The Raven

Sprach der Rabe: "Nimmermehr..."

Eine Filmkritik von Lida Bach

"Erfahrung hat erwiesen und wahre Philosophie wird immer erweisen, dass ein großer, womöglich der größere Teil der Erkenntnis dem scheinbar Irrelevanten entspringt", schrieb Edgar Allen Poe. Wie viel Wahrheit darin liegt, zeigt James McTeigues Gothic-Thriller The Raven gleich zweimal: auf der Handlungsebene und auf der inszenatorischen Ebene. Die Erkenntnis, die der in düsteren Sets schwelgende Gruselkrimi mit sich bringt, ist ernüchternd: die Horror-Hymne mit dem Meister des Schreckens als Protagonisten gilt weder Poe (John Cusack) noch dessen titelgebendem Gedicht, sondern vor allem der Vermarktung.
Nichtsdestotrotz vermag The Raven dank der ansehnlichen Kulissen und der passend düsteren Stimmung auch zu amüsieren.
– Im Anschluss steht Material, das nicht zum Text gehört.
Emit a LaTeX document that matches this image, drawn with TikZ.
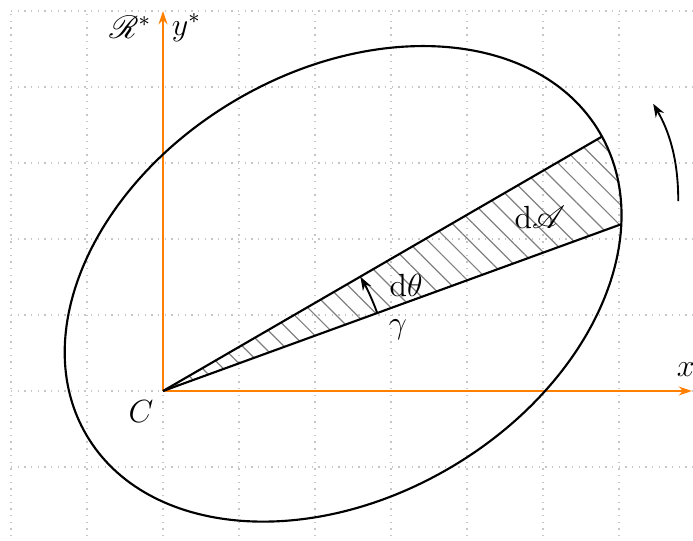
\documentclass[tikz,border=0pt]{standalone}
\usepackage{mathrsfs}
\usetikzlibrary{arrows.meta,intersections,patterns.meta}
\tikzset{
  gridline/.style={gray!45, dotted, line width=0.5pt},
  axis/.style={orange, line width=0.6pt, -{Stealth[length=5pt,width=3.4pt]}},
  curve/.style={black, line width=0.8pt},
  arr/.style={black, line width=0.7pt, -{Stealth[length=5pt,width=3.6pt]}},
  lbl/.style={inner sep=1pt, font=\large},
  ellshape/.style={shift={(2.37,1.41)}, rotate=30.6}
}
\begin{document}
\begin{tikzpicture}
\useasboundingbox (-2.145,-1.961) rectangle (6.974,5.145);
\draw[gridline] (-2,-2) grid (7,5);
\coordinate (C) at (0,0);
\coordinate (ytop) at (0,5);
\coordinate (xend) at (6.96,0);
\draw[axis] (C) -- (ytop);
\draw[axis] (C) -- (xend);
% hatched sector
\begin{scope}
  \clip[ellshape] (0,0) ellipse (3.92 and 2.8);
  \fill[pattern={Lines[angle=-45,distance=5.5pt,line width=0.45pt]}, pattern color=gray] (C) -- (20:9) -- (30.1:9) -- cycle;
\end{scope}
\draw[curve, name path=ell, ellshape] (0,0) ellipse (3.92 and 2.8);
\path[name path=ray1] (C) -- (20:9);
\path[name path=ray2] (C) -- (30.1:9);
\path[name intersections={of=ell and ray1, by={P1}}];
\path[name intersections={of=ell and ray2, by={P2}}];
\draw[curve] (C) -- (P1);
\draw[curve] (C) -- (P2);
\coordinate (A1) at (20:3);
\coordinate (A2) at (30:3);
\draw[arr] (A1) arc[start angle=20, end angle=30, radius=3];
\coordinate (R1) at (6.78,2.5);
\coordinate (R2) at (6.45,3.78);
\draw[arr] (R1) .. controls (6.78,3.05) and (6.66,3.42) .. (R2);
% labels
\node[lbl] (lR) at (-0.43,4.79) {$\mathscr{R}^*$};
\node[lbl] (ly) at (0.31,4.78) {$y^*$};
\node[lbl] (lx) at (6.88,0.28) {$x$};
\node[lbl] (lC) at (-0.29,-0.27) {$C$};
\node[lbl] (ldt) at (3.2,1.39) {$\mathrm{d}\theta$};
\node[lbl] (ldA) at (4.96,2.28) {$\mathrm{d}\mathscr{A}$};
\node[lbl] (lr) at (3.09,0.8) {$\gamma$};
\end{tikzpicture}
\end{document}
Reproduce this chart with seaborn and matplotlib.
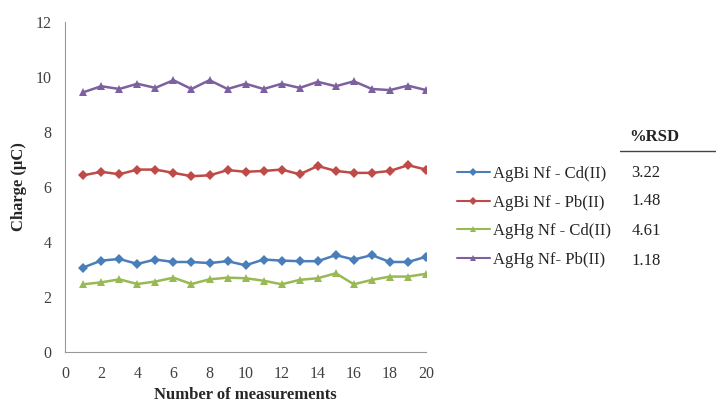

Schon dadurch sticht er hervor in dem von Red Riding Hood, Snow White and the Huntsman und Abraham Lincoln Vampirjäger markierten Kinotrend. Die halb biografischen oder volkstümlichen, halb fantastischen Horroradaptionen bilden einen Mahlstrom, in den das Drehbuchautoren-Duo Ben Livingston und Hannah Shakespeare das gemeinsame Script schleudert. Die Idee einer Überschneidung von Künstlerbiografie und Werkverfilmung ist an sich ein einträgliches Konzept. Leider jedoch besinnt sich der Plot abgesehen von ein paar oberflächlichen Verweisen kaum auf den durchaus filmreifen Hintergrund seines Protagonisten. Der Titel, der sicherstellt, dass Poes meistzitiertes Gedicht auch sein am meisten für Filmnamen verwendetes Gedicht ist, ist vorrangig ein Publikumsköder. Mehr als für Poes Der Rabe interessiert sich The Raven für Lew Landers Gruselstreifen Der Rabe von 1933, in dem ebenfalls ein von Poes Werken besessener Killer umgeht.

"Anscheinend sind meine eigenen Werke zur Inspiration für einen Mörder geworden!", summiert Edgar Allen Poe, der grimmige Außenseiter unter Baltimores Literaten. Sein Dilemma erinnert an das Sharon Stones in Basic Instinct, mit dem kleinen Unterschied, dass Poes Beziehung zu dem erst gegen ihn, dann mit ihm ermittelnden Inspektor Fields (Luke Evans) weit leidenschaftsloser als die von Sharon Stone zu Michael Douglas ist. Gleiches gilt für die Beziehung von Poe und der zarten Emily (Alice Eve). Die Tochter des despotischen Captain Hamilton (Brendan Gleeson), dessen Abneigung gegen den Dichter der Romanze das fehlende Feuer künstlich einhauchen soll, fehlt die ätherische Zerbrechlichkeit der Titelheldinnen von Eulalie und Annabell Lee und erst recht die unheimliche Geistesmacht einer Ligeia oder Madeleine Usher. Emilys Part dient gleich den übrigen Rollen nicht als Referenz an Poes von Rückschlägen und Tragödien geprägtes Leben, sondern bedient die Mainstream-Konventionen.

Unterhaltsam ist The Raven hauptsächlich optisch. Wenn die viktorianische Detektiv-Story auf dramatischer und psychologischer Ebene auch Federn lassen muss, lockt sie doch mit morbidem Chic und schwarzromantischem Schwelgen. Die Kulissen ästhetisieren romantische Düsterkeit im Stil von From Hell der Brüder Hughes oder McTeagues umstrittener Kinoadaption von V wie Vendetta. Die Mordarten, die der von Poe gejagte Serienkiller in Anlehnung an Szenen aus Grube und Pendel oder Die Maske des Roten Todes ersinnt, ergeben ein schmuckes Potpourrie des Todes. Der erwartet auch den Hauptcharakter, dessen ominöses Ende in der Realität zahllose Spekulationen anregte. Die Liste möglicher Ursachen für Poes frühen Tod reicht von Drogen, über Tollwut und Geisteskrankheit bis hin zu Blutwallungen im Gehirn. Steht eines dieser Leiden hinter den absurden Plotwendungen? Die Antwort gibt The Raven nimmermehr.

Wo die Fantasie des Regisseurs nicht ausreicht, muss das Publikum seine eigene anstrengen: um sich in die würdigen Szenenbilder eine spannende Geschichte zu denken. Mit den Worten des im Thriller halb verballhornten, halb verbrämten Dichters: "Die Nase der Menge ist ihre Vorstellung, an der sie bequem herumgeführt werden kann."